Step 2: Extracting XML from ZUGFeRD PDFs
ZUGFeRD embeds the XML as a PDF attachment (technically an “associated file” in the PDF/A-3 structure). Extracting it requires a PDF library that supports embedded files.
With Apache PDFBox 3.x, the approach is:
- Load the PDF document
- Access the document catalog’s names dictionary
- Look for embedded file specifications — ZUGFeRD typically names the attachment
factur-x.xml,xrechnung.xml, orZUGFeRD-invoice.xml - Extract the embedded file stream
- Parse the resulting XML as UBL or CII
The tricky part: not all ZUGFeRD PDFs name the attachment consistently. Some use non-standard names. A robust implementation should enumerate all embedded files and attempt to parse each as an invoice, rather than relying on a specific filename.
If no parseable XML is found inside a PDF, the document is not a structured e-invoice. It might be a scanned invoice or a regular PDF — this should be flagged as UNSUPPORTED rather than silently failing.
Step 3: Streaming XML parsing with StAX
For the actual XML parsing, I chose StAX (Streaming API for XML) over DOM for a few reasons:
- Memory efficiency — invoices are typically small (10-500 KB), but the system processes them in batches. Streaming avoids loading full DOM trees into memory.
- Speed — StAX is faster than DOM for targeted extraction where you know which elements you need.
- Control — you process elements as you encounter them, which makes it easy to bail out early on malformed documents.
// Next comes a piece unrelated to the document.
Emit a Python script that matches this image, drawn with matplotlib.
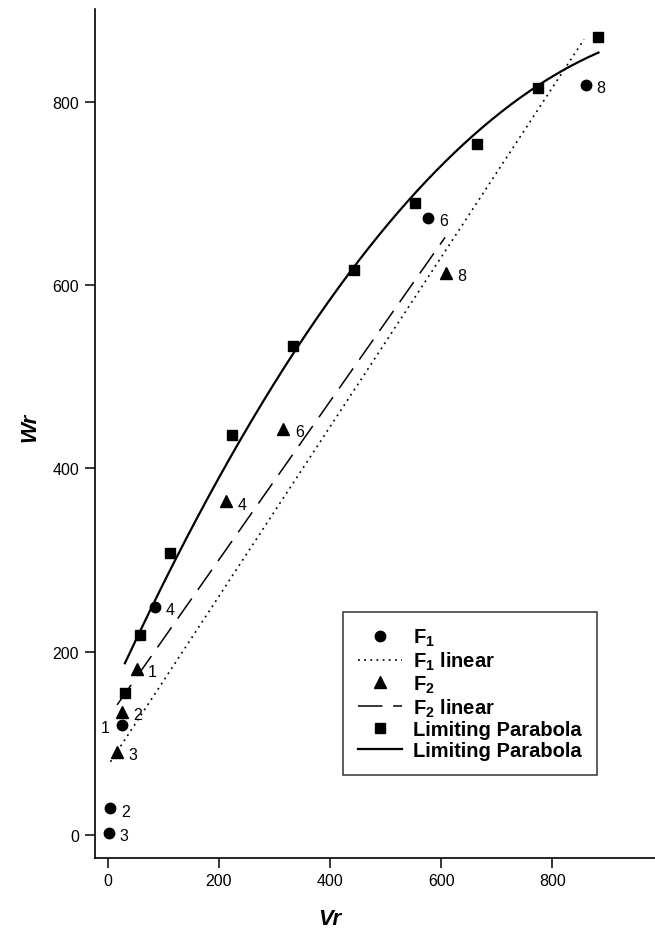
import numpy as np
import matplotlib
matplotlib.use("Agg")
import matplotlib.pyplot as plt
from matplotlib.lines import Line2D

plt.rcParams['font.family'] = ['Liberation Sans', 'DejaVu Sans']
plt.rcParams['mathtext.fontset'] = 'custom'
plt.rcParams['mathtext.rm'] = 'Liberation Sans'
plt.rcParams['mathtext.bf'] = 'Liberation Sans:bold'

# ---- data ----
F1_X = [25, 5, 2, 85, 577, 860]
F1_Y = [120, 29, 2, 249, 673, 818]
F1_LBL = ['1', '2', '3', '4', '6', '8']

F2_X = [52, 25, 17, 213, 316, 609]
F2_Y = [181, 134, 91, 364, 443, 613]
F2_LBL = ['1', '2', '3', '4', '6', '8']

F1_LIN_X = [5, 857]
F1_LIN_Y = [80, 868]
F2_LIN_X = [17, 607]
F2_LIN_Y = [142, 652]

PAR_X = [31, 58, 113, 223, 334, 443, 553, 664, 774, 883]
PAR_Y = [155, 218, 308, 436, 534, 616, 689, 754, 815, 871]

CURVE_X = [31, 88, 124, 232, 346, 443, 549, 774, 883]
CURVE_Y = [183, 265, 301, 425, 541, 616, 697, 815, 856]

X_TICKS = [0, 200, 400, 600, 800]
Y_TICKS = [0, 200, 400, 600, 800]

fig = plt.figure(figsize=(6.55, 9.37), dpi=100)
ax = fig.add_axes([0.1443, 0.0832, 0.8557, 0.906])

# fitted lines
ax.plot(F1_LIN_X, F1_LIN_Y, color='black', lw=1.2, linestyle=(0, (1.1, 2.6)))
ax.plot(F2_LIN_X, F2_LIN_Y, color='black', lw=1.1, linestyle=(0, (16, 7)))
coef = np.polyfit(CURVE_X, CURVE_Y, 2)
cx = np.linspace(min(CURVE_X), max(CURVE_X), 300)
ax.plot(cx, np.polyval(coef, cx), color='black', lw=1.6)

# markers
ax.plot(F1_X, F1_Y, 'o', color='black', ms=7.5, ls='none')
ax.plot(F2_X, F2_Y, '^', color='black', ms=8, ls='none')
ax.plot(PAR_X, PAR_Y, 's', color='black', ms=7.5, ls='none')

for x, y, t in zip(F1_X, F1_Y, F1_LBL):
    dx = -12 if t == '1' else 11
    ax.annotate(t, (x, y), xytext=(dx, -2), textcoords='offset points',
                ha='center', va='center', fontsize=11.5)
for x, y, t in zip(F2_X, F2_Y, F2_LBL):
    ax.annotate(t, (x, y), xytext=(11.5, -2), textcoords='offset points',
                ha='center', va='center', fontsize=11.5)

ax.set_xlim(-23.7, 984.7)
ax.set_ylim(-25.1, 901)
ax.set_xticks(X_TICKS)
ax.set_yticks(Y_TICKS)
ax.tick_params(direction='out', length=7, width=1.1, labelsize=11.5, pad=4)
for s in ['top', 'right']:
    ax.spines[s].set_visible(False)
for s in ['left', 'bottom']:
    ax.spines[s].set_linewidth(1.2)

ax.set_xlabel('Vr', fontsize=16, fontweight='bold', fontstyle='italic')
ax.set_ylabel('Wr', fontsize=16, fontweight='bold', fontstyle='italic')
ax.xaxis.set_label_coords(0.420, -0.0589)
ax.yaxis.set_label_coords(-0.097, 0.508)

handles = [
    Line2D([], [], marker='o', color='black', ls='none', ms=7.5),
    Line2D([], [], color='black', lw=1.2, linestyle=(0, (1.1, 2.6))),
    Line2D([], [], marker='^', color='black', ls='none', ms=8),
    Line2D([], [], color='black', lw=1.1, linestyle=(0, (16, 7))),
    Line2D([], [], marker='s', color='black', ls='none', ms=7.5),
    Line2D([], [], color='black', lw=1.6),
]
labels = [r'$\mathbf{F_1}$', r'$\mathbf{F_1}$ linear', r'$\mathbf{F_2}$',
          r'$\mathbf{F_2}$ linear', 'Limiting Parabola', 'Limiting Parabola']
leg = ax.legend(handles, labels, loc='lower left', bbox_to_anchor=(0.4434, 0.0978),
                borderaxespad=0, fancybox=False, frameon=True, framealpha=1,
                edgecolor='#333333', prop={'size': 14.5, 'weight': 'bold'},
                handlelength=2.19, handletextpad=0.55, labelspacing=0.08,
                borderpad=0.75)
leg.get_frame().set_linewidth(1.1)

fig.savefig('out.png', dpi=100)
The implementation uses Woodstox as the StAX provider (faster and more spec-compliant than the JDK default).
The parsing logic is split into two extractors:
UblExtractor— knows UBL element paths (/Invoice/AccountingSupplierParty/Party/PartyName/Name, etc.)CiiExtractor— knows CII element paths (/CrossIndustryInvoice/SupplyChainTradeTransaction/ApplicableHeaderTradeAgreement/SellerTradeParty/Name, etc.)
Both produce the same output: a NormalizedInvoice.
Step 4: The normalized invoice model
This is the key design decision. Instead of working with UBL and CII structures throughout the codebase, everything downstream operates on a single normalized model:
data class NormalizedInvoice(
val invoiceNumber: String?,
val issueDate: LocalDate?,
val dueDate: LocalDate?,
val currencyCode: String?,
val supplierName: String?,
val supplierVatId: String?,
val buyerName: String?,
val buyerReference: String?,
val purchaseOrderReference: String?,
val netTotal: BigDecimal?,
val vatTotal: BigDecimal?,
val grossTotal: BigDecimal?,
val vatBreakdowns: List<VatBreakdown>,
// ... additional fields
)
Every field is nullable, because real-world invoices may omit any of them. Validation rules check for missing fields explicitly and produce findings — the parser itself is tolerant.
This means the parser’s job is extraction, not validation. It pulls out whatever is available and leaves the quality judgment to the rule engine. This separation keeps the parser simple and testable.
Tolerant parsing in practice
Real-world e-invoices are messy. Some things I’ve encountered:
- Missing namespaces — some generators omit namespace declarations or use non-standard prefixes. The parser normalizes namespace handling rather than failing on prefix mismatches.
- Extra whitespace in numeric fields — amounts like
" 1234.56 "need trimming before parsing toBigDecimal. - Date format variations — most invoices use
YYYY-MM-DD, but some use other ISO 8601 variants. The parser handles common variations. - Duplicate fields — some CII invoices include the same field in multiple locations (e.g., seller name in both the agreement and delivery sections). The parser uses a defined priority order.
The principle is: extract what you can, flag what’s wrong, never crash on unexpected input. An unparseable invoice should produce a PARSED_FAILED status with a clear error, not a 500 error in the API.
Testing with real-world fixtures
Parsing logic needs extensive fixture-based testing. The test suite includes:
- Standard-compliant XRechnung UBL and CII samples
- ZUGFeRD PDFs from different generators
- Edge cases: missing fields, extra namespaces, non-standard attachments
- Intentionally malformed documents to verify error handling
Each fixture has an expected NormalizedInvoice output. Tests assert field-by-field equality, which catches regressions when the extractor logic changes.
Lessons learned
Don’t validate during parsing. It’s tempting to reject documents early if a required field is missing. But separating extraction from validation makes both easier to test and evolve independently.
Normalize early. The sooner you get to a single model, the less format-specific code you carry through the system. Every rule, policy check, export, and API response works with NormalizedInvoice — never with raw XML structures.
Real invoices are the best test data. Synthetic test fixtures are useful for unit tests, but the bugs that matter are found in actual invoices from real ERP systems. Every new weird invoice that shows up becomes a new test fixture.